Die sonnigen Tage dieser Tage verhindern das Schlimmste, denke ich manchmal: Dauermüdigkeit, Lustlosigkeit und Abdriften in Tristesse; dennoch, Haut an Haut steht das Glück mit seinem Gegenteil. Vermutlich. Hoffentlich hält die Haut! Ich stürze mich in Aktion, im Kopf bin ich viel viel weiter als ich das in der Realität je schaffe und dessen bin ich mir auch meistens bewusst.

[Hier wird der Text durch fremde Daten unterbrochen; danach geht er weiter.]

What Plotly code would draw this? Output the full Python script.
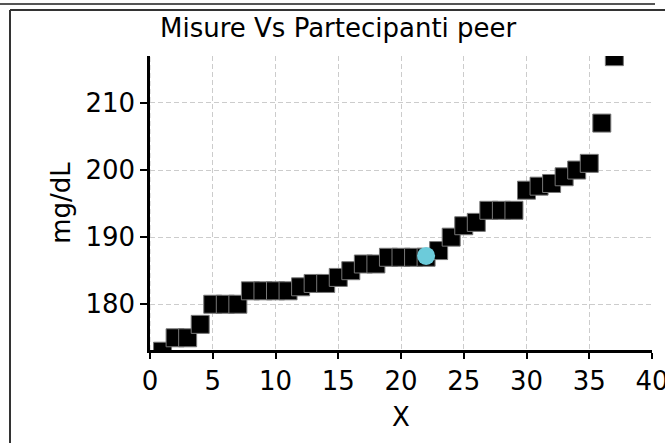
import plotly.graph_objs as go

# participants sorted by measure
participant = list(range(1, 38))
measure = [173, 175, 175, 177, 180, 180, 180, 182, 182, 182,
           182, 182.6, 183.1, 183.1, 184, 185, 186, 186, 187, 187,
           187, 187, 188, 190, 191.7, 192.2, 194, 194, 194, 197,
           197.6, 198, 199, 200, 201, 207, 216.9]

# the highlighted peer
peer_x = [22]
peer_y = [187.2]

x_ticks = [0, 5, 10, 15, 20, 25, 30, 35, 40]
y_ticks = [180, 190, 200, 210]

W, H = 665, 443
L, R, T, B = 150, 13, 56, 93
font = "DejaVu Sans"
grid = "#cccccc"


def px(x, y):
    """pixel position -> paper coords"""
    return (x - L) / (W - L - R), (H - B - y) / (H - T - B)


fig = go.Figure([
    go.Scatter(
        x=participant, y=measure, mode="markers",
        marker=dict(symbol="square", size=18, color="black",
                    line=dict(color="#777777", width=1)),
        showlegend=False,
    ),
    go.Scatter(
        x=peer_x, y=peer_y, mode="markers",
        marker=dict(symbol="circle", size=18, color="#6CCBDA", line=dict(width=0)),
        showlegend=False,
    ),
])

shapes = []
# outer frame lines
x0, y0 = px(0, 4)
x1, _ = px(655, 4)
shapes.append(dict(type="line", xref="paper", yref="paper", x0=x0, x1=x1, y0=y0, y1=y0,
                   line=dict(color="#555555", width=2)))
x0, y0 = px(10, 10)
x1, y1 = px(670, 450)
shapes.append(dict(type="line", xref="paper", yref="paper", x0=x0, x1=x1, y0=y0, y1=y0,
                   line=dict(color="#333333", width=2)))
shapes.append(dict(type="line", xref="paper", yref="paper", x0=x0, x1=x0, y0=y0, y1=y1,
                   line=dict(color="#333333", width=2)))
# grid line at x=0 drawn over the spine
shapes.append(dict(type="line", xref="x", yref="paper", x0=0, x1=0, y0=0, y1=1,
                   line=dict(color=grid, width=1, dash="5px,3px"), layer="above"))

tx, _ = px(160, 0)
fig.update_layout(
    width=W, height=H,
    margin=dict(l=L, r=R, t=T, b=B),
    paper_bgcolor="white", plot_bgcolor="white",
    font=dict(family=font, color="black"),
    title=dict(text="Misure Vs Partecipanti peer", x=tx, xref="paper",
               y=1 - 28 / H, yref="container", xanchor="left", yanchor="middle",
               font=dict(size=26, family=font, color="black")),
    xaxis=dict(range=[0, 40], tickvals=x_ticks, showgrid=True, gridcolor=grid,
               griddash="5px,3px", gridwidth=1, zeroline=False, automargin=False,
               showline=True, linecolor="black", linewidth=2.5,
               ticks="outside", ticklen=6, tickwidth=2, tickcolor="black",
               ticklabeloverflow="allow", tickfont=dict(size=26, family=font),
               title=dict(text="X", font=dict(size=26, family=font), standoff=13)),
    yaxis=dict(range=[173.18, 217.0], tickvals=y_ticks, showgrid=True, gridcolor=grid,
               griddash="5px,3px", gridwidth=1, zeroline=False, automargin=False,
               showline=True, linecolor="black", linewidth=2.5,
               ticks="outside", ticklen=7, tickwidth=2, tickcolor="black",
               tickfont=dict(size=26, family=font),
               title=dict(text="mg/dL", font=dict(size=26, family=font), standoff=8)),
    shapes=shapes,
)

# page body has a default 8px margin; drop it so the figure sits at 0,0
fig.write_html("out.html", config=dict(displayModeBar=False),
               post_script="document.body.style.margin='0';")
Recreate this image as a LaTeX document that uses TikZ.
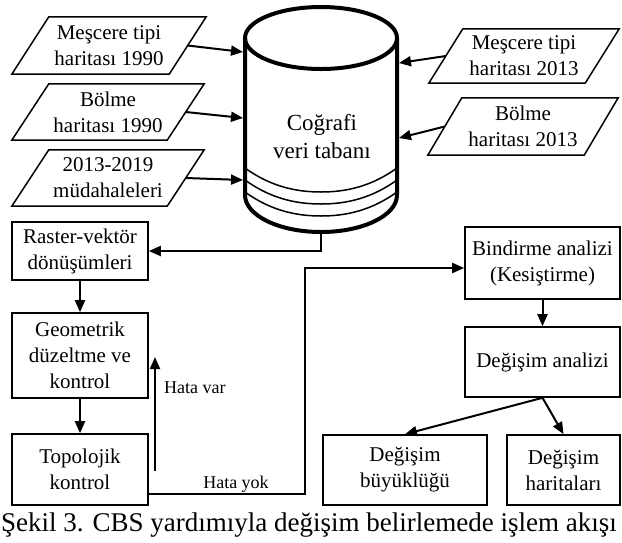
\documentclass[tikz,border=0pt]{standalone}
\usepackage{fontspec}
\setmainfont{Liberation Serif}
\usetikzlibrary{arrows.meta,calc}
\begin{document}
\begin{tikzpicture}[x=1pt,y=-1pt,
 box/.style={draw, line width=1.6pt, rectangle, align=center, inner sep=0pt, font=\fontsize{21}{26}\selectfont},
 para/.style={rectangle, align=center, inner sep=0pt, font=\fontsize{21}{26}\selectfont, minimum height=56pt},
 paraline/.style={line width=1.5pt, line join=miter},
 arr/.style={line width=2pt, -{Triangle[length=12pt,width=10pt]}},
 lbl/.style={font=\fontsize{18}{20}\selectfont, inner sep=0pt},
 cyl/.style={line width=4pt},
 wave/.style={line width=1.5pt},
 ]
\useasboundingbox (0,0) rectangle (622,542);

% input maps (parallelograms)
\node[para, minimum width=157pt, minimum height=57pt] (p1) at (109,45.5) {Meşcere tipi\\haritası 1990};
\node[para, minimum width=155pt] (p2) at (108,112) {Bölme\\haritası 1990};
\node[para, minimum width=155pt] (p3) at (108,178) {2013-2019\\müdahaleleri};
\node[para, minimum width=156pt, minimum height=54pt] (q1) at (524,56) {Meşcere tipi\\haritası 2013};
\node[para, minimum width=156pt, minimum height=57pt] (q2) at (523,126.5) {Bölme\\haritası 2013};
\foreach \n/\s in {p1/18.5,p2/18.5,p3/18.5,q1/17,q2/17}
  \draw[paraline] ([xshift=\s pt]\n.north west) -- ([xshift=\s pt]\n.north east)
     -- ([xshift=-\s pt]\n.south east) -- ([xshift=-\s pt]\n.south west) -- cycle;

% database cylinder
\draw[cyl] (321,38) ellipse [x radius=76pt, y radius=31pt];
\draw[cyl] (245,38) -- (245,195) arc[start angle=180, end angle=360, x radius=76pt, y radius=37pt] -- (397,38);
\foreach \y in {168,180,192}
  \draw[wave] (245,\y) .. controls (270,\y+18) and (295,\y+24) .. (321,\y+24)
     .. controls (347,\y+24) and (372,\y+18) .. (397,\y);
\node[font=\fontsize{23}{28}\selectfont, align=center, inner sep=0pt] (db) at (322,137) {Coğrafi\\veri tabanı};
\coordinate (dbL1) at (243,52);
\coordinate (dbL2) at (243,118);
\coordinate (dbL3) at (243,180);
\coordinate (dbR1) at (399,63);
\coordinate (dbR2) at (399,138);
\coordinate (dbB) at (321,232);

\draw[arr] (p1.east) -- (dbL1);
\draw[arr] (p2.east) -- (dbL2);
\draw[arr] (p3.east) -- (dbL3);
\draw[arr] (q1.west) -- (dbR1);
\draw[arr] (q2.west) -- (dbR2);

% process boxes
\node[box, minimum width=136pt, minimum height=58pt] (rv) at (80,251) {Raster-vektör\\dönüşümleri};
\node[box, minimum width=136pt, minimum height=85pt] (geo) at (80,355.5) {Geometrik\\düzeltme ve\\kontrol};
\node[box, minimum width=136pt, minimum height=71pt] (topo) at (80,469.5) {Topolojik\\kontrol};
\node[box, minimum width=155pt, minimum height=72pt] (bind) at (542.5,263) {Bindirme analizi\\(Kesiştirme)};
\node[box, minimum width=155pt, minimum height=70pt] (anal) at (542.5,362) {Değişim analizi};
\node[box, minimum width=164pt, minimum height=70pt] (buy) at (405,470) {Değişim\\büyüklüğü};
\node[box, minimum width=113pt, minimum height=70pt] (har) at (563.5,470) {Değişim\\haritaları};

\draw[arr] (dbB) |- (rv.east);
\draw[arr] (rv.south) -- (geo.north);
\draw[arr] (geo.south) -- (topo.north);

\coordinate (hv1) at (155,471);
\coordinate (hv2) at (155,357);
\draw[arr] (hv1) -- (hv2);
\node[lbl, anchor=base west] (hvl) at (164,393) {Hata var};

\draw[arr] ($(topo.south east)+(0,-12)$) -| (305,268) -- ($(bind.west)+(0,5)$);
\node[lbl, anchor=base] (hyl) at (236,488) {Hata yok};

\draw[arr] (bind.south) -- (anal.north);
\draw[arr] (anal.south) -- (buy.north);
\draw[arr] (anal.south) -- (har.north);

% caption
\node[font=\fontsize{27}{30}\selectfont, anchor=base, inner sep=0pt] (cap) at (309,531) {Şekil 3. CBS yardımıyla değişim belirlemede işlem akışı};
\end{tikzpicture}
\end{document}
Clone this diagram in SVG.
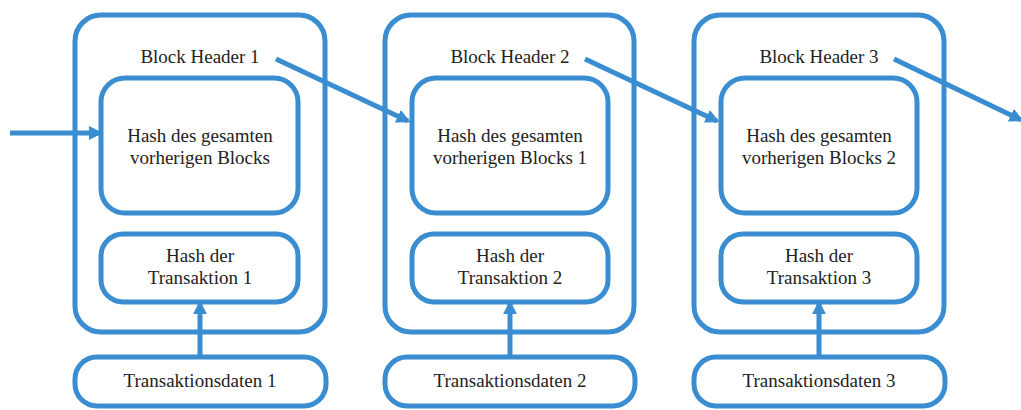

Nur kürzlich an einem jener dauerhaft sonnigen Tage, als ich aufs uralte Künstlerbudendach hinauf kletterte, um ein paar Löcher zu flicken, kam mir die Übermacht der Realität in die Quere. Ich hatte erwartet, dass ich dieses und jenes Loch im Dach und das andere Loch ganz weit drüben, das zwar nicht so bedrohlich ist, mich aber bei jedem stärkeren Regen ziemlich nervt, einfach mal so flicken könnte. Hatte alles gerichtet: Leitern, Flickband, Flickpaste, Teer, Spachtel, Besen, Schippe, Sicherungsseile und Gurt. Oben angelangt war dann erst einmal Schaufeln, Kehren und Rechen angesagt. Ich glaube, ich habe das fast flache Dach am Anbau seit fünf Jahren nicht geräumt. Unter einer Schicht von Buchenlaub lag schöne schwarze Erde, Kompost. Den ich erst einmal beseitigen musste und auf der Schräge direkt über der Künstlerbude wuchs unterm Laub dick das Moos. Bis ich die zwei schlimmen Stellen frei geräumt und gesäubert hatte verging ein halber Tag und ich hatte schon das Seil eingehängt, um mich bis ganz nach oben, acht Meter Weit zur großen ungenutzten Halle zu hangeln, wo ich über den First zehn Meter gen Westen „reiten“ würde, um mich von dort wieder acht Meter die Dachschräge hinab zu seilen zum Loch, das mich seit Jahren nervt.
Meine Kraft reichte leider nur für die Haupt-Baustelle, immerhin gelang es, die Künstlerbudendachfäche zur reparieren. Im Gegensatz zum Künstlerbudendach an einem Anbau, bewegt man sich auf dem riesigen Scheunendach in beängstigend luftiger Höhe.
Ich erkannte: Dach und Körper gehen Hand in Hand dem Untergang entgegen, was nicht schlimm ist, sondern eine Tatsache. Und: musst mit deiner Kraft haushalten, junger Padavan, so wichtig. Ein wunderbarer Sieg der Vernunft, die sich mit dem inneren Schweinehund verbündet hatte … früher wäre ich wahrscheinlich verbissen bis zum finalen Leck im Dach vorgedrungen. Nun aber bin ich einfach zufrieden, das Nötigste geschafft zu haben. Last but not least nehme ich diese Erfahrung mit in meinen Künstlerberuf. Die Erkenntnis, nicht alles erreichen zu können und auf dem Weg dahin auf Widerstände zu stoßen, ist kostbar. Vorzeitige Umkehr und Abbruch ist möglich und manchmal sogar vernünftig. Der Wille zur Unperfektion zu Gunsten des Wohlbefindens, einfach unbezahlbar.